Chin Na (Self Defense)
Chin Na is a collection of self defense techniques from basic to advanced. Learning Chin Na increases knowledge of the how the different parts of the body work and can be leveraged in life and death matters through self defense applications. These techniques help individuals protect themselves during attacks or compromising situations as well as build confidence in knowing that they can protect themselves. These sessions increase understanding through experimentation. Learning how a slight change in wrist position can be the difference between a technique that is effective or not.
Shuai Chiao (Chinese Wresting)
Shuai Chiao, which is sometimes referred to as Chinese wrestling, is where our students learn proper rolling, falling, and throwing techniques. Shuai Chiao is taught to keep the body safer while learning effective close range techniques. The general idea is to take the force generated by falling from gravity and to disperse it over a larger surface area to minimize total impact. Forward rolls are a very common aspect of many martial arts as they allow individuals to jump over large objects while landing safely and returning to a standing position ready for the next task. Learning to fall correctly is especially important here in icy Minnesota as it can help prevent broken bones and other injuries. Through regular practice of Shuai Chiao, the bone density is increased and in turns make the bones more difficult to damage from blunt force trauma.

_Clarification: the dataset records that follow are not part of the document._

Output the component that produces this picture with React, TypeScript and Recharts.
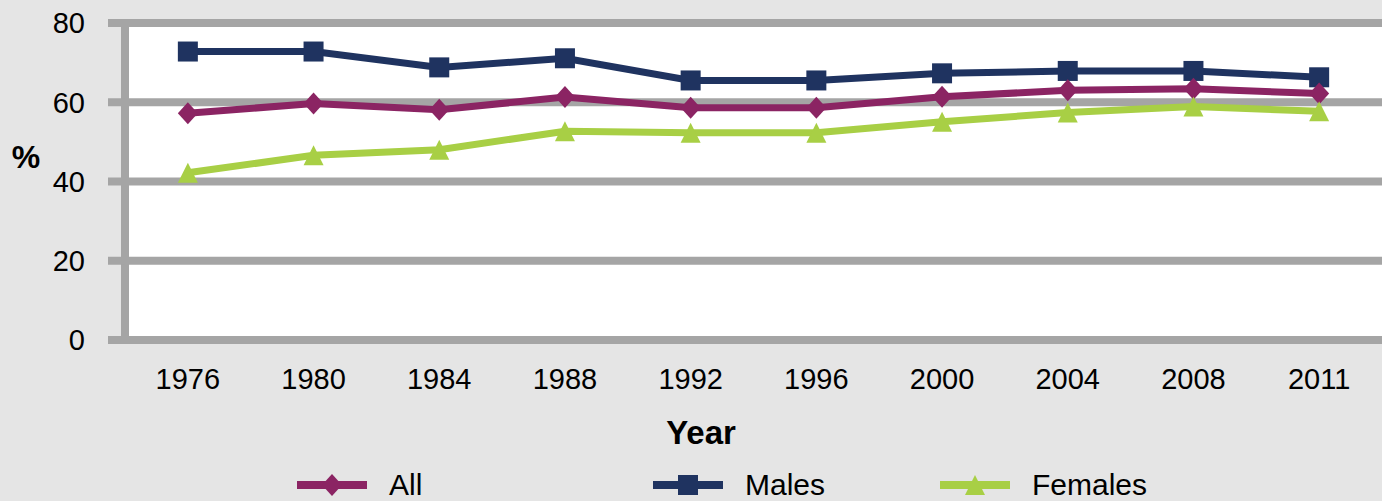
import React from 'react';
import { LineChart, Line, XAxis, YAxis, CartesianGrid, Legend } from 'recharts';

const years = ['1976', '1980', '1984', '1988', '1992', '1996', '2000', '2004', '2008', '2011'];
const allValues = [57.2, 59.7, 58.1, 61.3, 58.6, 58.6, 61.4, 63.0, 63.4, 62.2];
const malesValues = [72.8, 72.8, 68.8, 71.1, 65.5, 65.5, 67.3, 67.9, 67.9, 66.3];
const femalesValues = [42.2, 46.6, 48.0, 52.7, 52.3, 52.3, 55.1, 57.4, 58.9, 57.7];
const yTicks = [0, 20, 40, 60, 80];

const data = years.map((year, i) => ({
  idx: i,
  year,
  all: allValues[i],
  males: malesValues[i],
  females: femalesValues[i],
}));

const yearTicks = years.map((_, i) => i);
const boundaryTicks = [...years.map((_, i) => i - 0.5), years.length - 0.5];

const COLORS = {
  all: '#8b2463',
  males: '#1f3360',
  females: '#a8cf45',
  grid: '#a5a5a5',
  bg: '#e5e5e5',
};

const FONT = '"Liberation Sans", Arial, Helvetica, sans-serif';

const Diamond = ({ cx, cy, color }: any) => (
  <polygon points={`${cx},${cy - 11} ${cx + 10},${cy} ${cx},${cy + 11} ${cx - 10},${cy}`} fill={color} />
);
const Square = ({ cx, cy, color }: any) => (
  <rect x={cx - 10} y={cy - 10} width={20} height={20} fill={color} />
);
const Triangle = ({ cx, cy, color }: any) => (
  <polygon points={`${cx},${cy - 10} ${cx + 10},${cy + 10} ${cx - 10},${cy + 10}`} fill={color} />
);

const legendItems = [
  { name: 'All', color: COLORS.all, Shape: Diamond, left: 297 },
  { name: 'Males', color: COLORS.males, Shape: Square, left: 653 },
  { name: 'Females', color: COLORS.females, Shape: Triangle, left: 940 },
];

const renderLegend = () => (
  <div style={{ position: 'relative', width: 1382, height: 40 }}>
    {legendItems.map((item) => (
      <div key={item.name} style={{ position: 'absolute', left: item.left, top: 0, height: 40 }}>
        <svg width={70} height={40} style={{ position: 'absolute', left: 0, top: 0 }}>
          <line x1={0} y1={23} x2={70} y2={23} stroke={item.color} strokeWidth={8} />
          <item.Shape cx={35} cy={23} color={item.color} />
        </svg>
        <span
          style={{
            position: 'absolute',
            left: 92,
            top: 6,
            fontSize: 30,
            fontFamily: FONT,
            color: '#000',
            whiteSpace: 'nowrap',
            lineHeight: '34px',
          }}
        >
          {item.name}
        </span>
      </div>
    ))}
  </div>
);

export default function App() {
  return (
    <div style={{ position: 'absolute', left: 0, top: 0, width: 1382, height: 501, background: COLORS.bg, overflow: 'hidden' }}>
      <LineChart
        width={1382}
        height={501}
        data={data}
        margin={{ top: 23, right: 0, left: 65, bottom: 121 }}
        style={{ fontFamily: FONT }}
      >
        <CartesianGrid vertical={false} fill="#ffffff" stroke={COLORS.grid} strokeWidth={8} />
        <XAxis
          xAxisId="b"
          type="number"
          domain={[-0.5, years.length - 0.5]}
          ticks={boundaryTicks}
          tick={false}
          axisLine={false}
          tickLine={{ stroke: COLORS.grid, strokeWidth: 8 }}
          tickSize={12}
          height={0}
          allowDataOverflow
        />
        <XAxis
          dataKey="idx"
          type="number"
          domain={[-0.5, years.length - 0.5]}
          ticks={yearTicks}
          interval={0}
          tickFormatter={(i: number) => years[i]}
          axisLine={{ stroke: COLORS.grid, strokeWidth: 8 }}
          tickLine={false}
          tickSize={0}
          tickMargin={28}
          tick={{ fill: '#000', fontSize: 29 }}
          height={40}
          allowDataOverflow
          label={{
            content: () => (
              <text x={701} y={444} textAnchor="middle" fontSize={33} fontWeight="bold" fill="#000" fontFamily={FONT}>
                Year
              </text>
            ),
          }}
        />
        <YAxis
          domain={[0, 80]}
          ticks={yTicks}
          width={60}
          axisLine={{ stroke: COLORS.grid, strokeWidth: 8 }}
          tickLine={{ stroke: COLORS.grid, strokeWidth: 8 }}
          tickSize={17}
          tickMargin={23}
          tick={{ fill: '#000', fontSize: 29 }}
          label={{
            content: () => (
              <text x={26} y={168} textAnchor="middle" fontSize={32} fontWeight="bold" fill="#000" fontFamily={FONT}>
                %
              </text>
            ),
          }}
        />
        <Line
          dataKey="males"
          stroke={COLORS.males}
          strokeWidth={7}
          isAnimationActive={false}
          dot={(p: any) => <Square key={`m${p.index}`} cx={p.cx} cy={p.cy} color={COLORS.males} />}
        />
        <Line
          dataKey="all"
          stroke={COLORS.all}
          strokeWidth={7}
          isAnimationActive={false}
          dot={(p: any) => <Diamond key={`a${p.index}`} cx={p.cx} cy={p.cy} color={COLORS.all} />}
        />
        <Line
          dataKey="females"
          stroke={COLORS.females}
          strokeWidth={7}
          isAnimationActive={false}
          dot={(p: any) => <Triangle key={`f${p.index}`} cx={p.cx} cy={p.cy} color={COLORS.females} />}
        />
        <Legend
          layout="horizontal"
          verticalAlign="middle"
          align="center"
          content={renderLegend}
          wrapperStyle={{ position: 'absolute', left: 0, top: 462, width: 1382, height: 40 }}
        />
      </LineChart>
    </div>
  );
}
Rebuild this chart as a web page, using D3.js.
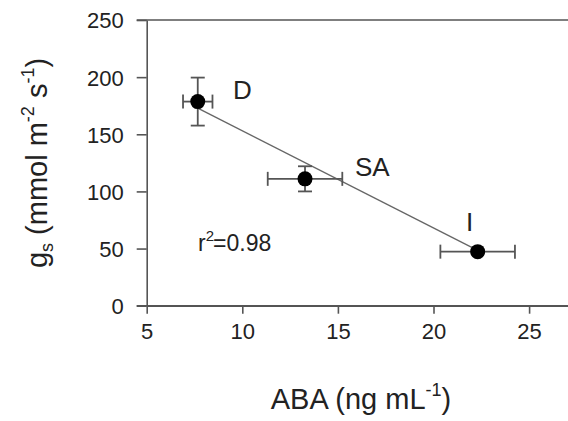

Tan tui is a 12 form set of beginners forms that are traditionally used to warm up the body and teach very basic stances. They are very short and are a good introduction to the process of learning a Kung Fu form. These sets are the first step into learning how blocking and dodging are used with striking for effective technique.
Northern Shaolin Longfist (Bak Silum)
Northern Shaolin Longfist (Bak Silum) is a set of 10 Kung Fu forms that have been passed down from Sifu to student with a lineage tracing all the way back to the Shaolin temple. Northern Shaolin Kung Fu is known as a brave form. These sets are marked by large bold movements that make up range between your opponent and yourself. This helps keep pressure on your opponent by keeping pressing the attack through pairing strikes with defense applications. Northern Shaolin style of kung fu is famous for including large movements like varieties of sweeps, jumping and spinning kicks. As a student progresses through the 10 form set and sash (belt) levels, they are continually challenged to improve the body. Focus is developed to a level to force the body to change to the form, rather than the form changing to the student’s body.
Seven Star Praying Mantis
Seven Star Praying Mantis is one of five Praying Mantis Styles of Kung Fu forms that have been passed down from Sifu to student with a lineage tracing all the way back to the Shaolin temple. This set of forms is a mantis style kung fu meaning that the movements here are small and powerful designed for restricted spaces. Seven Star Praying Mantis combines striking and blocking movements for efficient and direct defense applications. Praying Mantis styles are noted for monkey stepping.
Tai Chi Praying Mantis
Tai Chi Praying Mantis is a one of five styles of Praying Mantis Kung Fu that have been passed down in the traditional style of Sifu to student. The lineage of practitioners trace all the way back to the Shaolin temple. This style of forms is a mantis style kung fu that incorporates some theory of tai chi, meaning that the movements are small and powerful, yet naturally flow from one position to the next. Tai Chi Praying Mantis is designed for applications that can be performed in restricted spaces. It is known that every time you strike a practitioner of Tai Chi Praying Mantis Kung Fu, you are helping them learn.
Weapon sets are taught to students when they reach the appropriate sash (belt) levels. The reasoning behind waiting to teach advanced weapons is that the student needs to develop the focus, physicality, and ability to respect what using a weapon means. WuShu metal is not allowed during these practices as it provides a false sense of ability and security. There are a rich diversity of weapons taught at the Academy of Shaolin Kung Fu:
Dao (Chinese Saber)
Jian (Double Edge Sword)
3-Sectional Staff (Triple Stick)
Fu Chen (Horse Tail)
Other Traditional Martial Arts
The above forms are supplemented with a variety of forms that add to the practice and challenge the practitioner in unique ways. They include 2 man sets, both open hand and weapons. One of the more notable forms in this category is Northern Shaolin Drunken Kung Fu set. This is an acrobatic, high intensity form that requires an advanced understanding of Shuai Chaio and how the body works.